Yeah, forever. Also, the same Edmund Morris just wrote a book on Beethoven, and spoke @ The Library of Congress last week. He talked about the beginning of the 9th and how it was like straining to hear -- the willing of sounds into a Cohesion of Sound. The rolling background of the deaf has a tone, and this static ^^ this ... white noise ^^ is conjured at the symphony's introduction.

Thursday, November 03, 2005

Big Bam Böhm


Today I learned about the conductor Karl Böhm and all his badassness. First of all, the Strauss in Kubrick's 2001 was conducted by Böhm. Stanley loved his versions and used to play them in those sections while waiting for Alex North to finish the soundtrack. Of course, they ended up using all the old originals, and scrapped the North score -- although I hear it ended up being pretty damn amazing itself. Böhm is a Mozartian's favorite. They love him doing pretty Mozart things, and even Wagnerians bow down to his versions of Die Zauberflöte and Così Fan Tutte. The Mozartians love Böhm so much, they adore his versions of stuff by the dudes they usually loathe: Bruckner, Wagner, Mahler ... He's often known as Mr. Mozart, but he's equally known as Mr. Strauss cuz he did loads with Richard. They were, in fact, pals. Strauss respected Böhm so much he wrote an opera FOR him! Yep. Daphne! Anytime Karl Böhm is conducting the Vienna Symphony it's forever. He ROCKED the Brahms cycle and BOOMED out Lil Bruckner (4 ft. 10!) Also I'd like to mention I just learned Igor Stravinsky's favorite piece of music was Beethoven's Grosse Fuge. He even preferred it to all of his own! My favorite Grosse Fuge: 1960 @ The Library of Congress: yowzer. Straight-up essential set right there.

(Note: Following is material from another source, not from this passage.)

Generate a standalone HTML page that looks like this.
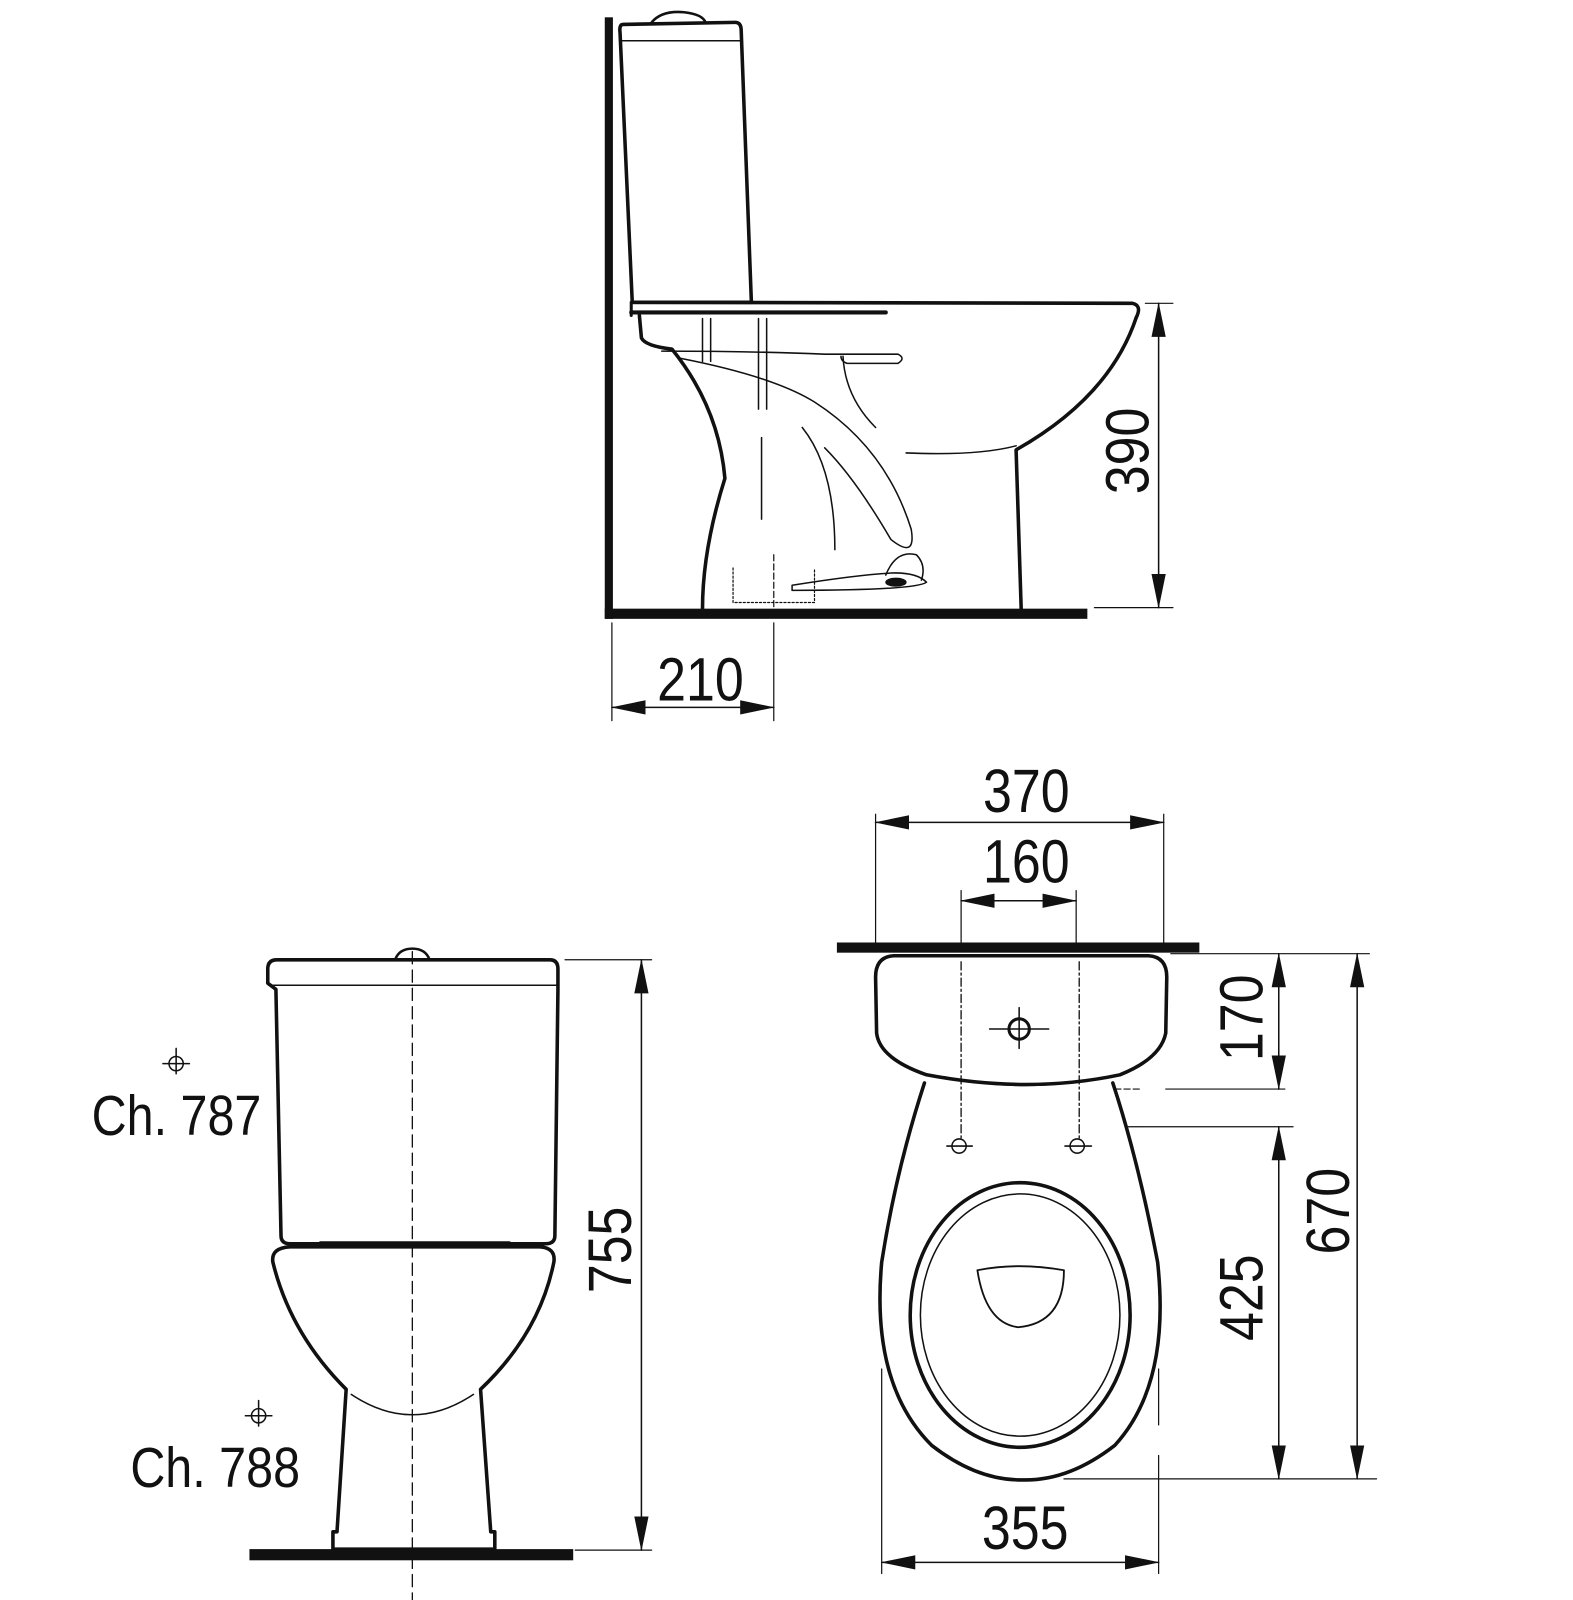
<!DOCTYPE html>
<html><head><meta charset="utf-8"><style>
html,body{margin:0;padding:0;background:#fff;}
svg{display:block;}
text{font-family:"Liberation Sans",sans-serif;fill:#111;}
</style></head><body>
<svg width="1573" height="1600" viewBox="0 0 1545 1572" preserveAspectRatio="none" xmlns="http://www.w3.org/2000/svg">
<defs>
<marker id="a" markerUnits="userSpaceOnUse" markerWidth="34" markerHeight="16" refX="33" refY="8" orient="auto-start-reverse">
<path d="M0,1 L34,8 L0,15 Z" fill="#111"/>
</marker>
</defs>
<g fill="none" stroke="#111" stroke-linecap="round" stroke-linejoin="round">

<!-- ===== SIDE VIEW ===== -->
<rect x="594" y="17" width="8" height="591" fill="#111" stroke="none"/>
<rect x="594" y="598" width="474" height="10" fill="#111" stroke="none"/>
<!-- tank -->
<path d="M640,22 Q650,10 672,12 Q690,14 693,22" stroke-width="2.5"/>
<path d="M612,24 L722,22 Q728,22 728,30 L738,297 L621,297 L609,32 Q608,24 612,24 Z" stroke-width="3.5"/>
<line x1="610" y1="40" x2="728" y2="40" stroke-width="1.5"/>
<!-- seat/lid -->
<path d="M621,297 L1112,298 Q1122,300 1116,312" stroke-width="3.5"/>
<line x1="620" y1="307" x2="870" y2="307" stroke-width="4"/>
<path d="M620,297 L620,310" stroke-width="3"/>
<!-- bowl -->
<path d="M1116,312 Q1090,390 998,442 L1003,598" stroke-width="3.5"/>
<path d="M628,310 L630,332 Q634,340 660,343 Q706,400 712,470 Q690,540 690,598" stroke-width="3.5"/>
<path d="M890,445 Q960,448 998,438" stroke-width="1.5"/>
<path d="M650,345 Q740,345 810,348 L882,348 Q890,352 882,357 L832,357 Q826,355 826,350" stroke-width="1.5"/>
<path d="M668,352 Q760,370 800,395 Q870,440 895,520 Q900,550 875,530 Q840,470 810,440" stroke-width="1.5"/>
<path d="M828,350 Q830,390 860,420" stroke-width="1.5"/>
<path d="M788,420 Q820,460 820,540" stroke-width="1.5"/>
<path d="M748,430 L748,510" stroke-width="1.5"/>
<path d="M870,565 Q880,540 900,545 Q910,555 905,570" stroke-width="1.5"/>
<path d="M690,313 L690,355 M698,313 L698,355" stroke-width="1.5"/>
<path d="M745,313 L745,402 M753,313 L753,402" stroke-width="1.5"/>
<path d="M778,575 Q840,565 875,563 Q900,562 910,572 Q900,580 778,580 Z" stroke-width="1.5"/>
<ellipse cx="880" cy="572" rx="10" ry="4" fill="#111"/>
<path d="M720,558 L720,592 L800,592 L800,558" stroke-width="1.2" stroke-dasharray="2,2"/>
<line x1="760" y1="545" x2="760" y2="598" stroke-width="1.2" stroke-dasharray="6,3"/>
<!-- 390 -->
<line x1="1125" y1="298" x2="1152" y2="298" stroke-width="1.2"/>
<line x1="1075" y1="597" x2="1152" y2="597" stroke-width="1.2"/>
<line x1="1138" y1="298" x2="1138" y2="597" stroke-width="1.5" marker-start="url(#a)" marker-end="url(#a)"/>
<!-- 210 -->
<line x1="601" y1="612" x2="601" y2="708" stroke-width="1.2"/>
<line x1="760" y1="612" x2="760" y2="708" stroke-width="1.2"/>
<line x1="601" y1="695" x2="760" y2="695" stroke-width="1.5" marker-start="url(#a)" marker-end="url(#a)"/>

<!-- ===== FRONT VIEW ===== -->
<path d="M388,943 Q392,932 405,932 Q418,932 422,943" stroke-width="2.5"/>
<path d="M272,943 L540,943 Q548,943 548,952 L548,972 L545,1214 Q545,1222 536,1222 L285,1222 Q276,1222 276,1214 L271,972 L263,966 L263,952 Q263,943 272,943 Z" stroke-width="3.5"/>
<line x1="264" y1="968" x2="548" y2="968" stroke-width="1.5"/>
<line x1="315" y1="1222" x2="500" y2="1222" stroke-width="5"/>
<path d="M285,1225 L530,1225 Q546,1226 544,1240 Q530,1310 472,1365 L482,1505 L486,1505 L486,1522 L327,1522 L327,1505 L331,1505 L340,1365 Q285,1310 268,1240 Q266,1226 285,1225 Z" stroke-width="3.5"/>
<path d="M345,1370 Q405,1410 465,1370" stroke-width="1.5"/>
<rect x="245" y="1522" width="318" height="11" fill="#111" stroke="none"/>
<line x1="405" y1="935" x2="405" y2="1572" stroke-width="1.3" stroke-dasharray="12,6"/>
<!-- 755 -->
<line x1="555" y1="943" x2="640" y2="943" stroke-width="1.2"/>
<line x1="565" y1="1523" x2="640" y2="1523" stroke-width="1.2"/>
<line x1="630" y1="943" x2="630" y2="1523" stroke-width="1.5" marker-start="url(#a)" marker-end="url(#a)"/>
<!-- crosshairs -->
<circle cx="173" cy="1045" r="7" stroke-width="1.5"/>
<path d="M173,1030 L173,1055 M160,1045 L186,1045" stroke-width="1.5"/>
<circle cx="254" cy="1391" r="7" stroke-width="1.5"/>
<path d="M254,1376 L254,1401 M241,1391 L267,1391" stroke-width="1.5"/>

<!-- ===== TOP VIEW ===== -->
<rect x="822" y="926" width="356" height="10" fill="#111" stroke="none"/>
<line x1="860" y1="800" x2="860" y2="926" stroke-width="1.2"/>
<line x1="1143" y1="800" x2="1143" y2="926" stroke-width="1.2"/>
<line x1="860" y1="808" x2="1143" y2="808" stroke-width="1.5" marker-start="url(#a)" marker-end="url(#a)"/>
<line x1="944" y1="875" x2="944" y2="926" stroke-width="1.2"/>
<line x1="1057" y1="875" x2="1057" y2="926" stroke-width="1.2"/>
<line x1="944" y1="885" x2="1057" y2="885" stroke-width="1.5" marker-start="url(#a)" marker-end="url(#a)"/>
<!-- tank top -->
<path d="M878,939 L1128,939 Q1146,940 1146,960 L1145,1015 Q1140,1040 1100,1056 Q1010,1075 910,1056 Q864,1040 861,1015 L860,960 Q860,940 878,939 Z" stroke-width="3.5"/>
<path d="M928,1058 Q1005,1075 1086,1058" stroke-width="1.5"/>
<circle cx="1001" cy="1011" r="10" stroke-width="3"/>
<path d="M1001,990 L1001,1030 M972,1011 L1030,1011" stroke-width="1.5"/>
<line x1="944" y1="945" x2="944" y2="1118" stroke-width="1.3" stroke-dasharray="8,3,2,3"/>
<line x1="1060" y1="945" x2="1060" y2="1118" stroke-width="1.3" stroke-dasharray="8,3,2,3"/>
<circle cx="942" cy="1126" r="7" stroke-width="1.5"/>
<path d="M930,1126 L955,1126" stroke-width="1.5"/>
<circle cx="1058" cy="1126" r="7" stroke-width="1.5"/>
<path d="M1046,1126 L1072,1126" stroke-width="1.5"/>
<!-- bowl -->
<path d="M908,1064 Q880,1150 866,1240 Q855,1360 915,1420 Q960,1455 1005,1454 Q1050,1455 1095,1420 Q1150,1360 1137,1240 Q1118,1140 1093,1064" stroke-width="3.5"/>
<ellipse cx="1002" cy="1292" rx="108" ry="130" stroke-width="3.5"/>
<ellipse cx="1002" cy="1292" rx="98" ry="119" stroke-width="1.5"/>
<path d="M960,1248 Q1000,1240 1045,1248 Q1045,1300 1000,1304 Q968,1300 960,1248 Z" stroke-width="1.8"/>
<!-- dims right -->
<line x1="1150" y1="937" x2="1345" y2="937" stroke-width="1.2"/>
<line x1="1145" y1="1070" x2="1262" y2="1070" stroke-width="1.2"/>
<line x1="1095" y1="1070" x2="1120" y2="1070" stroke-width="1.2" stroke-dasharray="6,3"/>
<line x1="1108" y1="1107" x2="1270" y2="1107" stroke-width="1.2"/>
<line x1="1045" y1="1453" x2="1352" y2="1453" stroke-width="1.2"/>
<line x1="1256" y1="937" x2="1256" y2="1070" stroke-width="1.5" marker-start="url(#a)" marker-end="url(#a)"/>
<line x1="1256" y1="1107" x2="1256" y2="1453" stroke-width="1.5" marker-start="url(#a)" marker-end="url(#a)"/>
<line x1="1333" y1="937" x2="1333" y2="1453" stroke-width="1.5" marker-start="url(#a)" marker-end="url(#a)"/>
<line x1="866" y1="1345" x2="866" y2="1546" stroke-width="1.2"/>
<line x1="1138" y1="1345" x2="1138" y2="1400" stroke-width="1.2"/>
<line x1="1138" y1="1430" x2="1138" y2="1546" stroke-width="1.2"/>
<line x1="866" y1="1535" x2="1138" y2="1535" stroke-width="1.5" marker-start="url(#a)" marker-end="url(#a)"/>
</g>

<g font-size="60" text-anchor="middle">
<text transform="translate(688,688) scale(0.85,1)">210</text>
<text transform="translate(1128,443) rotate(-90) scale(0.85,1)">390</text>
<text transform="translate(1008,798) scale(0.85,1)">370</text>
<text transform="translate(1008,867) scale(0.85,1)">160</text>
<text transform="translate(1007,1522) scale(0.85,1)">355</text>
<text transform="translate(1240,1000) rotate(-90) scale(0.85,1)">170</text>
<text transform="translate(1240,1275) rotate(-90) scale(0.85,1)">425</text>
<text transform="translate(1325,1190) rotate(-90) scale(0.85,1)">670</text>
<text transform="translate(620,1228) rotate(-90) scale(0.85,1)">755</text>
</g>
<g font-size="56">
<text transform="translate(90,1115) scale(0.85,1)">Ch. 787</text>
<text transform="translate(128,1461) scale(0.85,1)">Ch. 788</text>
</g>
</svg>
</body></html>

Wednesday, November 02, 2005

Anticonstruction & the 90-yr-old Man


Today I learned there was no "Reconstruction" ... there was deliberate, systematic anti-construction, and the Reconstruction Era is a lie. Sure, like most history is filtered and we're only piecing scraps together, but this is bigger. This goes back to the founding of our basic laws: the Constizzitution. When people say something is unconstitutional, it doesn't hold logically cuz slavery is constitutional. You can't start out with an exception. Our Constitution is unconstitutional. It's states rights and power concerns all the way til it got amended and amended. It remains imperfect, yet with enough heart to keep idealism alive and legitimate. Today I also learned more about what it means to be a man. I digested yesterday's event: John Hope Franklin speaks the truth as naturally as breathing. He rocked the house last night up in the Montpelier Room on the 6th floor of the James Madison Building. Yes it was nice to see large framed paintings of Jemmy & Dolley cuz I am a dork, but it was way sweeter to hear one of the great Americans of the 20th Century speak ... and see him smile. The place was standing room only and everyone was touched. He knows the big secrets and he demands those who learn them SPEAK. He also said the reason we're sinking is cuz as a people we do not actually care about history. Give it up to the mighty Dr. John Hope Franklin.